▶ **Task directions**: Transcribe all of the material below word for word and leave out its pictures.

▶ **Collected data**:

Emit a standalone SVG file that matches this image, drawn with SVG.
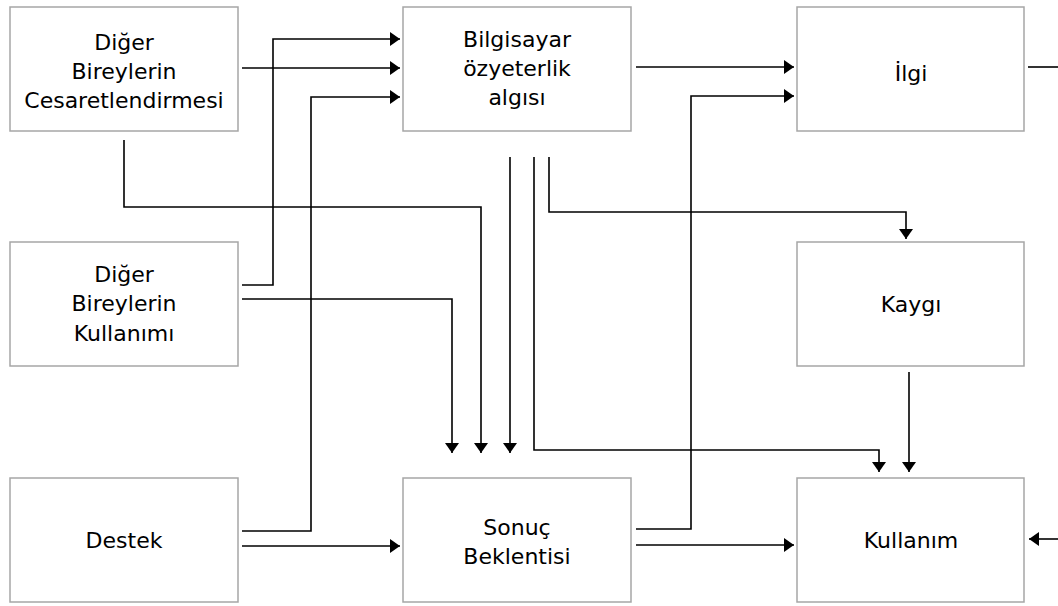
<svg xmlns="http://www.w3.org/2000/svg" width="1058" height="606" viewBox="0 0 1058 606">
<style>
.box{fill:#fff;stroke:#a6a6a6;stroke-width:1.5}
.t{font-family:"DejaVu Sans",sans-serif;font-size:22px;fill:#000;text-anchor:middle}
.c{fill:none;stroke:#000;stroke-width:1.6}
</style>
<defs>
<marker id="ah" markerUnits="userSpaceOnUse" markerWidth="12" markerHeight="14" refX="10" refY="7" orient="auto" viewBox="0 0 12 14">
<path d="M0,0 L10,7 L0,14 Z" fill="#000"/>
</marker>
</defs>
<rect width="1058" height="606" fill="#fff"/>
<g id="n1"><rect class="box" x="10" y="7" width="228" height="124"/>
<text class="t" x="124" y="50">Diğer</text><text class="t" x="124" y="79">Bireylerin</text><text class="t" x="124" y="108">Cesaretlendirmesi</text></g>
<g id="n2"><rect class="box" x="403" y="7" width="228" height="124"/>
<text class="t" x="517" y="47">Bilgisayar</text><text class="t" x="517" y="76">özyeterlik</text><text class="t" x="517" y="105">algısı</text></g>
<g id="n3"><rect class="box" x="797" y="7" width="227" height="124"/>
<text class="t" x="911" y="81">İlgi</text></g>
<g id="n4"><rect class="box" x="10" y="242" width="228" height="124"/>
<text class="t" x="124" y="282">Diğer</text><text class="t" x="124" y="311">Bireylerin</text><text class="t" x="124" y="341">Kullanımı</text></g>
<g id="n5"><rect class="box" x="797" y="242" width="227" height="124"/>
<text class="t" x="911" y="312">Kaygı</text></g>
<g id="n6"><rect class="box" x="10" y="478" width="228" height="124"/>
<text class="t" x="124" y="548">Destek</text></g>
<g id="n7"><rect class="box" x="403" y="478" width="228" height="124"/>
<text class="t" x="517" y="535">Sonuç</text><text class="t" x="517" y="564">Beklentisi</text></g>
<g id="n8"><rect class="box" x="797" y="478" width="227" height="124"/>
<text class="t" x="911" y="548">Kullanım</text></g>
<g id="connectors">
<path class="c" d="M242,68 H400" marker-end="url(#ah)"/>
<path class="c" d="M242,285 H273 V39 H400" marker-end="url(#ah)"/>
<path class="c" d="M242,531 H311 V97 H400" marker-end="url(#ah)"/>
<path class="c" d="M242,546 H400" marker-end="url(#ah)"/>
<path class="c" d="M124,140 V207 H481 V453" marker-end="url(#ah)"/>
<path class="c" d="M242,299 H452 V453" marker-end="url(#ah)"/>
<path class="c" d="M510,157 V453" marker-end="url(#ah)"/>
<path class="c" d="M534,157 V450 H879 V472" marker-end="url(#ah)"/>
<path class="c" d="M549,157 V212 H906 V239" marker-end="url(#ah)"/>
<path class="c" d="M636,67 H794" marker-end="url(#ah)"/>
<path class="c" d="M636,529 H691 V96 H794" marker-end="url(#ah)"/>
<path class="c" d="M636,545 H794" marker-end="url(#ah)"/>
<path class="c" d="M909,372 V472" marker-end="url(#ah)"/>
<path class="c" d="M1028,67 H1058"/>
<path class="c" d="M1058,539 H1029" marker-end="url(#ah)"/>
</g>
</svg>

▶ **Solution for this problem**:
Emit a standalone SVG file that matches this image, drawn with SVG.
<svg xmlns="http://www.w3.org/2000/svg" width="1058" height="606" viewBox="0 0 1058 606">
<style>
.box{fill:#fff;stroke:#a6a6a6;stroke-width:1.5}
.t{font-family:"DejaVu Sans",sans-serif;font-size:22px;fill:#000;text-anchor:middle}
.c{fill:none;stroke:#000;stroke-width:1.6}
</style>
<defs>
<marker id="ah" markerUnits="userSpaceOnUse" markerWidth="12" markerHeight="14" refX="10" refY="7" orient="auto" viewBox="0 0 12 14">
<path d="M0,0 L10,7 L0,14 Z" fill="#000"/>
</marker>
</defs>
<rect width="1058" height="606" fill="#fff"/>
<g id="n1"><rect class="box" x="10" y="7" width="228" height="124"/>
<text class="t" x="124" y="50">Diğer</text><text class="t" x="124" y="79">Bireylerin</text><text class="t" x="124" y="108">Cesaretlendirmesi</text></g>
<g id="n2"><rect class="box" x="403" y="7" width="228" height="124"/>
<text class="t" x="517" y="47">Bilgisayar</text><text class="t" x="517" y="76">özyeterlik</text><text class="t" x="517" y="105">algısı</text></g>
<g id="n3"><rect class="box" x="797" y="7" width="227" height="124"/>
<text class="t" x="911" y="81">İlgi</text></g>
<g id="n4"><rect class="box" x="10" y="242" width="228" height="124"/>
<text class="t" x="124" y="282">Diğer</text><text class="t" x="124" y="311">Bireylerin</text><text class="t" x="124" y="341">Kullanımı</text></g>
<g id="n5"><rect class="box" x="797" y="242" width="227" height="124"/>
<text class="t" x="911" y="312">Kaygı</text></g>
<g id="n6"><rect class="box" x="10" y="478" width="228" height="124"/>
<text class="t" x="124" y="548">Destek</text></g>
<g id="n7"><rect class="box" x="403" y="478" width="228" height="124"/>
<text class="t" x="517" y="535">Sonuç</text><text class="t" x="517" y="564">Beklentisi</text></g>
<g id="n8"><rect class="box" x="797" y="478" width="227" height="124"/>
<text class="t" x="911" y="548">Kullanım</text></g>
<g id="connectors">
<path class="c" d="M242,68 H400" marker-end="url(#ah)"/>
<path class="c" d="M242,285 H273 V39 H400" marker-end="url(#ah)"/>
<path class="c" d="M242,531 H311 V97 H400" marker-end="url(#ah)"/>
<path class="c" d="M242,546 H400" marker-end="url(#ah)"/>
<path class="c" d="M124,140 V207 H481 V453" marker-end="url(#ah)"/>
<path class="c" d="M242,299 H452 V453" marker-end="url(#ah)"/>
<path class="c" d="M510,157 V453" marker-end="url(#ah)"/>
<path class="c" d="M534,157 V450 H879 V472" marker-end="url(#ah)"/>
<path class="c" d="M549,157 V212 H906 V239" marker-end="url(#ah)"/>
<path class="c" d="M636,67 H794" marker-end="url(#ah)"/>
<path class="c" d="M636,529 H691 V96 H794" marker-end="url(#ah)"/>
<path class="c" d="M636,545 H794" marker-end="url(#ah)"/>
<path class="c" d="M909,372 V472" marker-end="url(#ah)"/>
<path class="c" d="M1028,67 H1058"/>
<path class="c" d="M1058,539 H1029" marker-end="url(#ah)"/>
</g>
</svg>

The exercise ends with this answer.